La seule femme du trio, Brigitte, agente de probation de 53 ans, est celle qui a provoqué le plus de commentaires enflammés jusqu’à présent. Les fans de Si on s’aimait lui ont reproché de vouloir changer Carlos, 47 ans, celui qu’elle a choisi pour poursuivre cette expérience socioaffective.

Au pique-nique, le besoin de contrôle de Brigitte a été irritant. Regarde la nappe, regarde, regarde, regarde ! As-tu vu le fromage ? Regarde le fromage, regarde, regarde, regarde ! Une casquette portée à l’envers, c’est laid !

Il y a une limite entre « savoir ce que l’on veut » et imposer ses goûts et ses désirs à son partenaire. Il est bien patient, ce Carlos. D’autant que dans Si on s’aimait, les nouveaux couples se fréquentent, se présentent leurs enfants, cohabitent et partent en voyage dans l’œil de la caméra. Mettons que ça va vite en titi.

Guillaume, manœuvre en maçonnerie de 31 ans, clive moins. Il est le seul à avoir demandé une deuxième ronde après la première séance de speed dating. En voyant la photo de l’une de ses soupirantes, Guillaume a cependant lancé : « Ouin, y a de quoi à faire avec ça », « ça » étant une jolie jeune femme. Ce commentaire a très mal passé. Avec raison. C’était pas fort.

À la coanimation, Guillaume Lemay-Thivierge et Emily Bégin continuent d’analyser les rencontres comme nous le faisons, sur nos sofas. J’aime le regard bienveillant qu’ils posent sur les participants. Leurs interventions paraissent moins plaquées, plus naturelles.

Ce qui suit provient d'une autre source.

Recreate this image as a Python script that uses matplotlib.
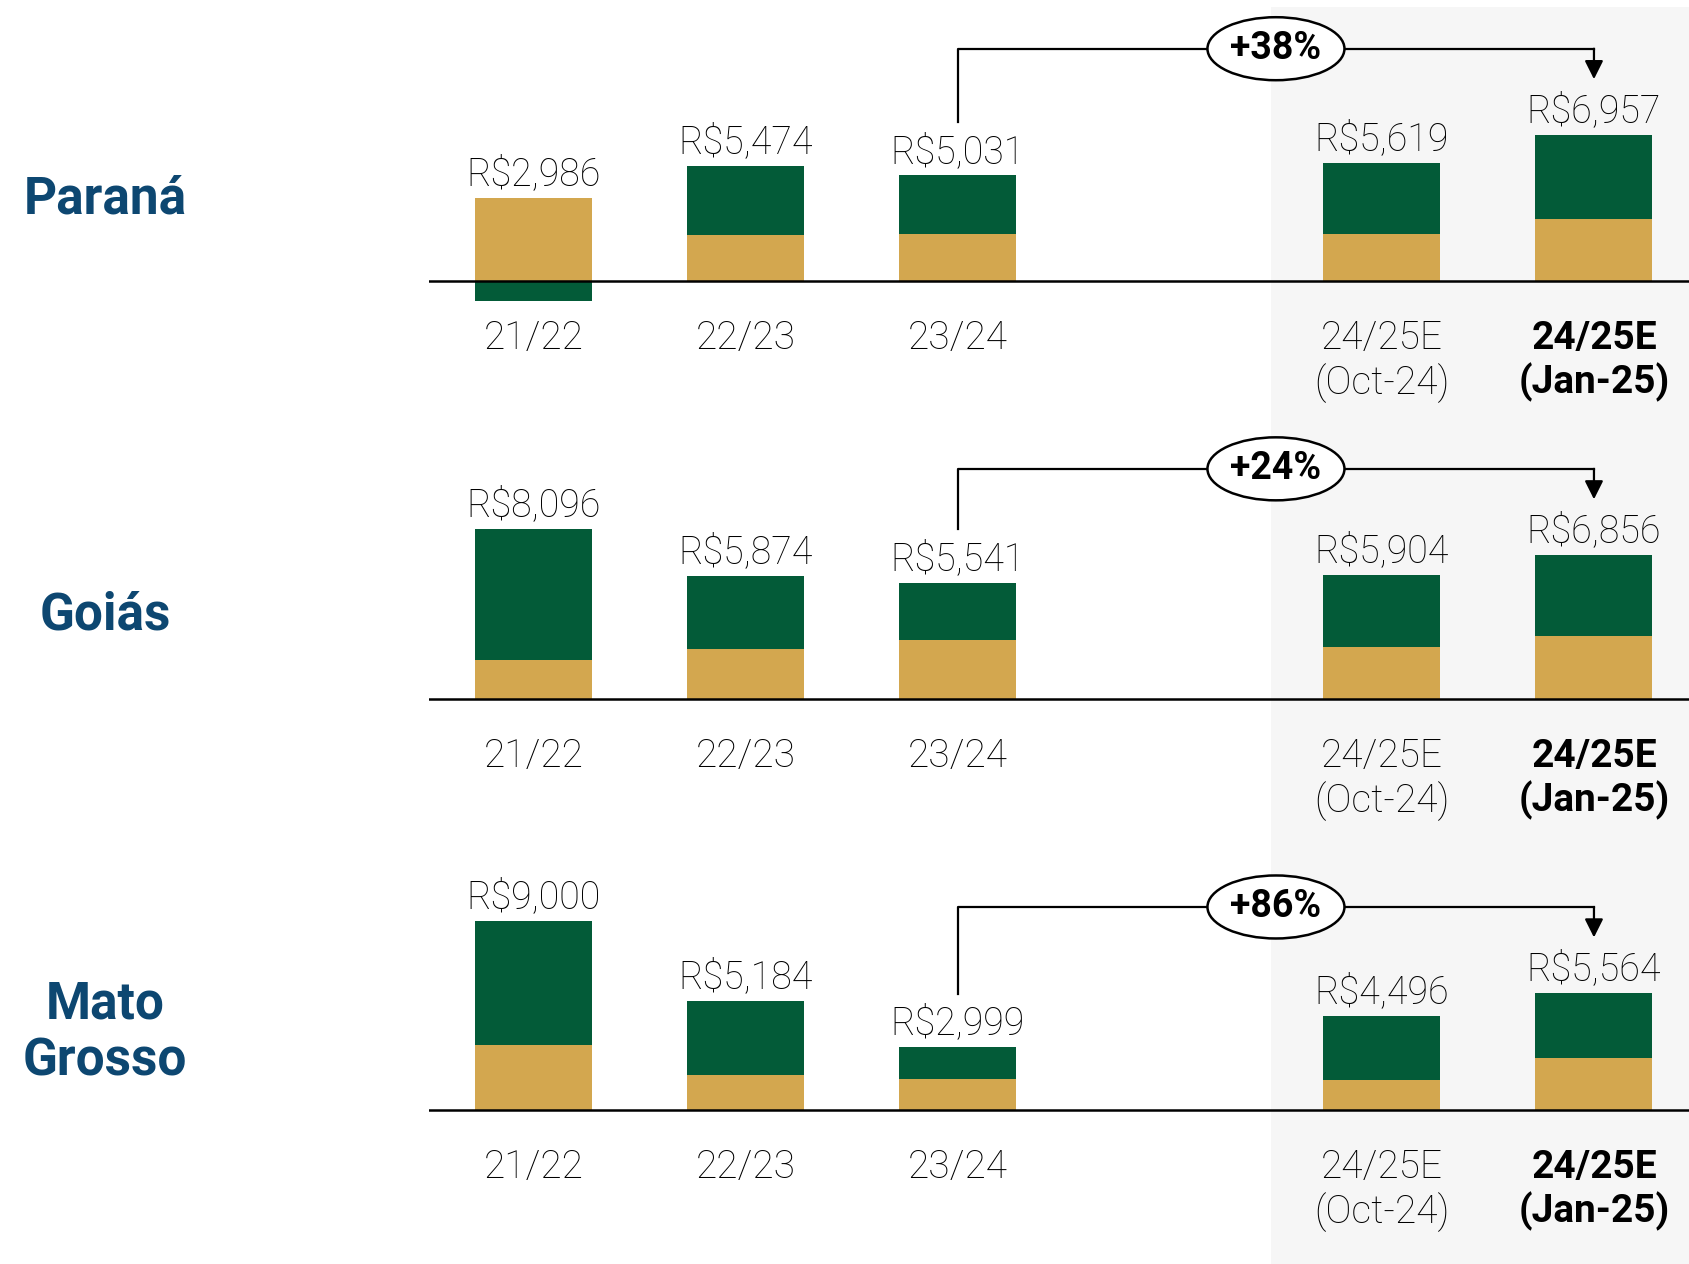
import numpy as np
import matplotlib.pyplot as plt
from matplotlib.patches import Ellipse, Rectangle

# data (R$)
categories = ['21/22', '22/23', '23/24', '24/25E\n(Oct-24)', '24/25E\n(Jan-25)']
regions = ['Paraná', 'Goiás', 'Mato\nGrosso']

parana_total = [2986, 5474, 5031, 5619, 6957]
parana_gold = [3960, 2180, 2230, 2230, 2950]
parana_green = [-974, 3294, 2801, 3389, 4007]

goias_total = [8096, 5874, 5541, 5904, 6856]
goias_gold = [1850, 2360, 2830, 2470, 2980]
goias_green = [6246, 3514, 2711, 3434, 3876]

mt_total = [9000, 5184, 2999, 4496, 5564]
mt_gold = [3090, 1650, 1490, 1440, 2470]
mt_green = [5910, 3534, 1509, 3056, 3094]

growth = ['+38%', '+24%', '+86%']

GOLD = '#D3A74F'
GREEN = '#035B38'
BLUE = '#0D4771'

plt.rcParams['font.family'] = ['Roboto', 'DejaVu Sans']

W, H = 1690, 1264
fig = plt.figure(figsize=(W / 100, H / 100), dpi=100)

# light grey band behind the estimates
fig.patches.append(Rectangle((1271 / W, 0), 1 - 1271 / W, 1 - 7 / H,
                             transform=fig.transFigure, facecolor='#F6F6F6',
                             edgecolor='none', zorder=-5))

xpos = np.array([0, 1, 2, 4, 5])
vpp = 47.6  # value per pixel
ylo, yhi = -2500, 12500
ax_h = (yhi - ylo) / vpp
baselines = [983, 565, 154]  # px from bottom
label_y = [200, 616, 1033]   # region label centres, px from top

panels = [(parana_total, parana_gold, parana_green),
          (goias_total, goias_gold, goias_green),
          (mt_total, mt_gold, mt_green)]

for i, (tot, gold, green) in enumerate(panels):
    bottom_px = baselines[i] + ylo / vpp
    ax = fig.add_axes([429 / W, bottom_px / H, 1 - 429 / W, ax_h / H])
    ax.set_xlim(-0.495, 5.453)
    ax.set_ylim(ylo, yhi)
    ax.axis('off')
    ax.patch.set_alpha(0)

    gold = np.array(gold)
    green = np.array(green)
    ax.bar(xpos, gold, width=0.552, color=GOLD, zorder=2)
    green_bottom = np.where(green >= 0, gold, 0)
    ax.bar(xpos, green, width=0.552, bottom=green_bottom, color=GREEN, zorder=2)
    ax.axhline(0, color='black', lw=1.8, zorder=3)

    tops = gold + np.clip(green, 0, None)
    for x, t, v in zip(xpos, tops, tot):
        ax.annotate('R$' + format(v, ','), (x, t), xytext=(0, 9),
                    textcoords='offset points', ha='center', va='baseline',
                    fontsize=27, fontweight='light', color='black')

    for j, (x, c) in enumerate(zip(xpos, categories)):
        ax.annotate(c, (x, 0), xytext=(0, -28), textcoords='offset points',
                    ha='center', va='top', fontsize=28, linespacing=1.17,
                    fontweight='bold' if j == 4 else 'light', color='black')

    # growth bracket from 23/24 to 24/25E (Jan-25)
    y_br = tot[4] + 4100
    ax.plot([2, 2, 5], [tot[2] + 2530, y_br, y_br], color='black', lw=1.6,
            clip_on=False, zorder=4)
    ax.annotate('', xy=(5, tot[4] + 2650), xytext=(5, y_br),
                arrowprops=dict(arrowstyle='-|>', color='black', lw=1.6,
                                mutation_scale=28, shrinkA=0, shrinkB=0),
                annotation_clip=False, zorder=4)
    ax.add_patch(Ellipse((3.5, y_br), 137 / 212, 63 * vpp, facecolor='white',
                         edgecolor='black', lw=1.8, clip_on=False, zorder=5))
    ax.text(3.5, y_br, growth[i], ha='center', va='center', fontsize=27,
            fontweight='bold', zorder=6, clip_on=False)

    fig.text(105 / W, 1 - label_y[i] / H, regions[i], ha='center', va='center',
             fontsize=37, fontweight='bold', color=BLUE, linespacing=1.2)

fig.savefig('out.png', dpi=100)
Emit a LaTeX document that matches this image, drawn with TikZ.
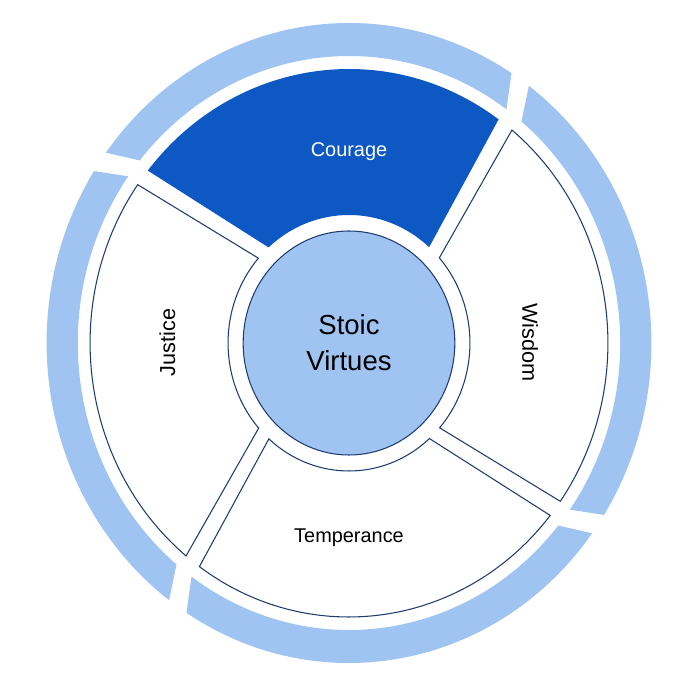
\documentclass[tikz,border=0pt]{standalone}
\usepackage{fontspec}
\setmainfont{Liberation Sans}
\usepackage{tikz}
\definecolor{ringblue}{HTML}{A0C4F2}
\definecolor{darkblue}{HTML}{0E58C3}
\definecolor{navy}{HTML}{1E3C6E}
\tikzset{ringpart/.style={fill=ringblue},
  seg/.style={draw=navy,line width=.9pt,fill=white},
  hub/.style={draw=navy,line width=.9pt,fill=ringblue},
  lbl/.style={font=\fontsize{17}{20}\selectfont,inner sep=0pt}}

\begin{document}
\begin{tikzpicture}[x=.03cm,y=.03cm]
\useasboundingbox (-349,-342) rectangle (351,343);
\begin{scope}[xscale=.945]
\fill[ringpart] (-35.5:287) arc[start angle=-35.5,end angle=50.5,radius=287] -- (53.5:320) arc[start angle=53.5,end angle=-32.5,radius=320] -- cycle;
\fill[ringpart] (54.5:287) arc[start angle=54.5,end angle=140.5,radius=287] -- (143.5:320) arc[start angle=143.5,end angle=57.5,radius=320] -- cycle;
\fill[ringpart] (144.5:287) arc[start angle=144.5,end angle=230.5,radius=287] -- (233.5:320) arc[start angle=233.5,end angle=147.5,radius=320] -- cycle;
\fill[ringpart] (234.5:287) arc[start angle=234.5,end angle=320.5,radius=287] -- (323.5:320) arc[start angle=323.5,end angle=237.5,radius=320] -- cycle;
\draw[seg] (-41.5:128) arc[start angle=-41.5,end angle=41.7,radius=128] -- (51:274) arc[start angle=51,end angle=-35.3,radius=274] -- cycle;
\fill[darkblue] (48.5:128) arc[start angle=48.5,end angle=131.7,radius=128] -- (141:274) arc[start angle=141,end angle=54.7,radius=274] -- cycle;
\draw[seg] (138.5:128) arc[start angle=138.5,end angle=221.7,radius=128] -- (231:274) arc[start angle=231,end angle=144.7,radius=274] -- cycle;
\draw[seg] (228.5:128) arc[start angle=228.5,end angle=311.7,radius=128] -- (321:274) arc[start angle=321,end angle=234.7,radius=274] -- cycle;
\draw[hub] (0,0) circle[radius=112];
\end{scope}
\node[lbl,text=white] (courage) at (0,191.5) {Courage};
\node[lbl,font=\fontsize{18.5}{22}\selectfont,rotate=-90] (wisdom) at (181,0.5) {Wisdom};
\node[lbl,font=\fontsize{18.5}{22}\selectfont,rotate=90] (justice) at (-181.5,0.5) {Justice};
\node[lbl] (temperance) at (0,-195) {Temperance};
\node[lbl,font=\fontsize{23.5}{31.5}\selectfont,align=center] (stoic) at (0,0.3) {Stoic\\Virtues};
\end{tikzpicture}
\end{document}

Et il y a Louise Sigouin, qui perce toutes les carapaces. La séance qu’elle a eue avec Carlos à propos de l’infidélité de son père a été révélatrice.

C’est bien d’avoir des éléments plus costauds dans les demi-heures quotidiennes. Mais il ne faudrait pas non plus nous priver de moments d’hygiène corporelle douteuse, s’il vous plaît.